▶ [DATA SECTION]:
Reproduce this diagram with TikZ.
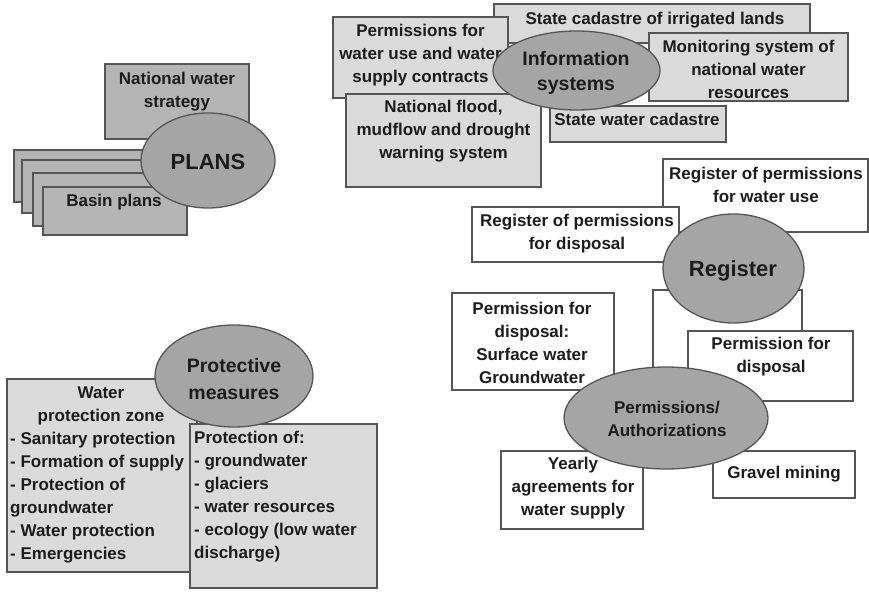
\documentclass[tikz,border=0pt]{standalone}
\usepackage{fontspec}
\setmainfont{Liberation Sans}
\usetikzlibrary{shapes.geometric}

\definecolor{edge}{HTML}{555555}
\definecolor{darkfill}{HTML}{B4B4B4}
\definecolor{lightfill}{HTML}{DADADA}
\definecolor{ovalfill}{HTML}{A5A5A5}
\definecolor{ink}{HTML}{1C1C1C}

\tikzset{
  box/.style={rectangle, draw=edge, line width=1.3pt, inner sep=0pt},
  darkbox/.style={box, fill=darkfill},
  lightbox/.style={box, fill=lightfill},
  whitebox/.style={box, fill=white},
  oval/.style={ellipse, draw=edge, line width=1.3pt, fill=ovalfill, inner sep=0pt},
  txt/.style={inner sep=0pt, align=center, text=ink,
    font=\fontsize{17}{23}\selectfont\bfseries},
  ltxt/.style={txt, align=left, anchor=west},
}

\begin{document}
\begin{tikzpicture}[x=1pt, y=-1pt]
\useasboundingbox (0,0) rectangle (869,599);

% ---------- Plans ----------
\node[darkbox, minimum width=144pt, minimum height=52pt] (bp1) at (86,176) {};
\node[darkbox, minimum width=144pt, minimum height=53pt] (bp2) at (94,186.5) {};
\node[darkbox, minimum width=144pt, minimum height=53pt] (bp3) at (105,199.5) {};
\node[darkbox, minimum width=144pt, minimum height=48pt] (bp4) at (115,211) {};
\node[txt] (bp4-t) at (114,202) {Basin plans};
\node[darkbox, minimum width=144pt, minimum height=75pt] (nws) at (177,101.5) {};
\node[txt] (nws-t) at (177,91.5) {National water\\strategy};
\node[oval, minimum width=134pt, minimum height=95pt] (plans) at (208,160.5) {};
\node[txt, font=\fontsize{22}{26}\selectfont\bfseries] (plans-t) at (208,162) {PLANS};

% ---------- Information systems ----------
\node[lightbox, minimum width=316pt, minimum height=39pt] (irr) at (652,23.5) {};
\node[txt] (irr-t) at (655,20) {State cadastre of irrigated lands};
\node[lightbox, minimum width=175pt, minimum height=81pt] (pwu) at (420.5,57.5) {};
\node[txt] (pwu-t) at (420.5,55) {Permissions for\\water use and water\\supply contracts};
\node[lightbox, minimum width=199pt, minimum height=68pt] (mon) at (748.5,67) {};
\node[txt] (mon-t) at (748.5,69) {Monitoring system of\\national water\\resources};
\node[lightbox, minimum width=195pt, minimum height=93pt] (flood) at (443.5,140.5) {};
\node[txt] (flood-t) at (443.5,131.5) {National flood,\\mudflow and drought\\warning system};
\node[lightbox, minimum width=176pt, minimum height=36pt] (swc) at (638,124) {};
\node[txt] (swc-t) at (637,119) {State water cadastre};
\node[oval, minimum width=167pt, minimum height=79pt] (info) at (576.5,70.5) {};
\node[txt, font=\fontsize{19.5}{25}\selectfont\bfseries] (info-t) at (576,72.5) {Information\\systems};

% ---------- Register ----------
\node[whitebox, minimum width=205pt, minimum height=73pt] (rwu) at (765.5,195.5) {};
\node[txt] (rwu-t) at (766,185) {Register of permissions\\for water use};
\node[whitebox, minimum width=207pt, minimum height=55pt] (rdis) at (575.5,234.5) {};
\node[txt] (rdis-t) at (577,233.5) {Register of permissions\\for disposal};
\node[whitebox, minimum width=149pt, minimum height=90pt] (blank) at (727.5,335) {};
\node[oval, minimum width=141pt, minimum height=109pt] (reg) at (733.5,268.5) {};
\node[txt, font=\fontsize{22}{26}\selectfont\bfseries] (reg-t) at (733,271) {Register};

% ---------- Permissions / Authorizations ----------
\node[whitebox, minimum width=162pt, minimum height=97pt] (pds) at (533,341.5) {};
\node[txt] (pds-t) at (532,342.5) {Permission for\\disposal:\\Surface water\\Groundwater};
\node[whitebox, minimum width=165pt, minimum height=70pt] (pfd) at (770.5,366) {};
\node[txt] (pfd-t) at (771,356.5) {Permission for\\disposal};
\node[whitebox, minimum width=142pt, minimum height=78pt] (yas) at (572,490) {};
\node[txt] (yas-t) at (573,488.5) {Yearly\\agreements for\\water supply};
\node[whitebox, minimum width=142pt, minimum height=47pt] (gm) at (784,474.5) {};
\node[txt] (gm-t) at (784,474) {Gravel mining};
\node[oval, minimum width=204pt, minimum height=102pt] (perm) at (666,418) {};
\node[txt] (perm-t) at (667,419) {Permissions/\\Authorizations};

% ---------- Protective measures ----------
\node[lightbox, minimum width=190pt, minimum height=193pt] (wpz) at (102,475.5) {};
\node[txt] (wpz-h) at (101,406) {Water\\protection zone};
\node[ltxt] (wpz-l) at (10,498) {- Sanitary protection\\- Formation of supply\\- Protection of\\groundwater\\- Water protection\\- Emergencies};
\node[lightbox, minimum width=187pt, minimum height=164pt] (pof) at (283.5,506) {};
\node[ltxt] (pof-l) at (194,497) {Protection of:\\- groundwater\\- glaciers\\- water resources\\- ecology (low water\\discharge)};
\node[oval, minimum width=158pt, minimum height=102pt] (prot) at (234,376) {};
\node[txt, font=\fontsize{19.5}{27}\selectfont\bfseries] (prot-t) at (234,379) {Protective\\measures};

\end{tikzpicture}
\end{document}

▶ [BRIEF]: Exclude the pictures, and transcribe all of the material exactly.

▶ [WRITTEN SOLUTION]:
Reproduce this diagram with TikZ.
\documentclass[tikz,border=0pt]{standalone}
\usepackage{fontspec}
\setmainfont{Liberation Sans}
\usetikzlibrary{shapes.geometric}

\definecolor{edge}{HTML}{555555}
\definecolor{darkfill}{HTML}{B4B4B4}
\definecolor{lightfill}{HTML}{DADADA}
\definecolor{ovalfill}{HTML}{A5A5A5}
\definecolor{ink}{HTML}{1C1C1C}

\tikzset{
  box/.style={rectangle, draw=edge, line width=1.3pt, inner sep=0pt},
  darkbox/.style={box, fill=darkfill},
  lightbox/.style={box, fill=lightfill},
  whitebox/.style={box, fill=white},
  oval/.style={ellipse, draw=edge, line width=1.3pt, fill=ovalfill, inner sep=0pt},
  txt/.style={inner sep=0pt, align=center, text=ink,
    font=\fontsize{17}{23}\selectfont\bfseries},
  ltxt/.style={txt, align=left, anchor=west},
}

\begin{document}
\begin{tikzpicture}[x=1pt, y=-1pt]
\useasboundingbox (0,0) rectangle (869,599);

% ---------- Plans ----------
\node[darkbox, minimum width=144pt, minimum height=52pt] (bp1) at (86,176) {};
\node[darkbox, minimum width=144pt, minimum height=53pt] (bp2) at (94,186.5) {};
\node[darkbox, minimum width=144pt, minimum height=53pt] (bp3) at (105,199.5) {};
\node[darkbox, minimum width=144pt, minimum height=48pt] (bp4) at (115,211) {};
\node[txt] (bp4-t) at (114,202) {Basin plans};
\node[darkbox, minimum width=144pt, minimum height=75pt] (nws) at (177,101.5) {};
\node[txt] (nws-t) at (177,91.5) {National water\\strategy};
\node[oval, minimum width=134pt, minimum height=95pt] (plans) at (208,160.5) {};
\node[txt, font=\fontsize{22}{26}\selectfont\bfseries] (plans-t) at (208,162) {PLANS};

% ---------- Information systems ----------
\node[lightbox, minimum width=316pt, minimum height=39pt] (irr) at (652,23.5) {};
\node[txt] (irr-t) at (655,20) {State cadastre of irrigated lands};
\node[lightbox, minimum width=175pt, minimum height=81pt] (pwu) at (420.5,57.5) {};
\node[txt] (pwu-t) at (420.5,55) {Permissions for\\water use and water\\supply contracts};
\node[lightbox, minimum width=199pt, minimum height=68pt] (mon) at (748.5,67) {};
\node[txt] (mon-t) at (748.5,69) {Monitoring system of\\national water\\resources};
\node[lightbox, minimum width=195pt, minimum height=93pt] (flood) at (443.5,140.5) {};
\node[txt] (flood-t) at (443.5,131.5) {National flood,\\mudflow and drought\\warning system};
\node[lightbox, minimum width=176pt, minimum height=36pt] (swc) at (638,124) {};
\node[txt] (swc-t) at (637,119) {State water cadastre};
\node[oval, minimum width=167pt, minimum height=79pt] (info) at (576.5,70.5) {};
\node[txt, font=\fontsize{19.5}{25}\selectfont\bfseries] (info-t) at (576,72.5) {Information\\systems};

% ---------- Register ----------
\node[whitebox, minimum width=205pt, minimum height=73pt] (rwu) at (765.5,195.5) {};
\node[txt] (rwu-t) at (766,185) {Register of permissions\\for water use};
\node[whitebox, minimum width=207pt, minimum height=55pt] (rdis) at (575.5,234.5) {};
\node[txt] (rdis-t) at (577,233.5) {Register of permissions\\for disposal};
\node[whitebox, minimum width=149pt, minimum height=90pt] (blank) at (727.5,335) {};
\node[oval, minimum width=141pt, minimum height=109pt] (reg) at (733.5,268.5) {};
\node[txt, font=\fontsize{22}{26}\selectfont\bfseries] (reg-t) at (733,271) {Register};

% ---------- Permissions / Authorizations ----------
\node[whitebox, minimum width=162pt, minimum height=97pt] (pds) at (533,341.5) {};
\node[txt] (pds-t) at (532,342.5) {Permission for\\disposal:\\Surface water\\Groundwater};
\node[whitebox, minimum width=165pt, minimum height=70pt] (pfd) at (770.5,366) {};
\node[txt] (pfd-t) at (771,356.5) {Permission for\\disposal};
\node[whitebox, minimum width=142pt, minimum height=78pt] (yas) at (572,490) {};
\node[txt] (yas-t) at (573,488.5) {Yearly\\agreements for\\water supply};
\node[whitebox, minimum width=142pt, minimum height=47pt] (gm) at (784,474.5) {};
\node[txt] (gm-t) at (784,474) {Gravel mining};
\node[oval, minimum width=204pt, minimum height=102pt] (perm) at (666,418) {};
\node[txt] (perm-t) at (667,419) {Permissions/\\Authorizations};

% ---------- Protective measures ----------
\node[lightbox, minimum width=190pt, minimum height=193pt] (wpz) at (102,475.5) {};
\node[txt] (wpz-h) at (101,406) {Water\\protection zone};
\node[ltxt] (wpz-l) at (10,498) {- Sanitary protection\\- Formation of supply\\- Protection of\\groundwater\\- Water protection\\- Emergencies};
\node[lightbox, minimum width=187pt, minimum height=164pt] (pof) at (283.5,506) {};
\node[ltxt] (pof-l) at (194,497) {Protection of:\\- groundwater\\- glaciers\\- water resources\\- ecology (low water\\discharge)};
\node[oval, minimum width=158pt, minimum height=102pt] (prot) at (234,376) {};
\node[txt, font=\fontsize{19.5}{27}\selectfont\bfseries] (prot-t) at (234,379) {Protective\\measures};

\end{tikzpicture}
\end{document}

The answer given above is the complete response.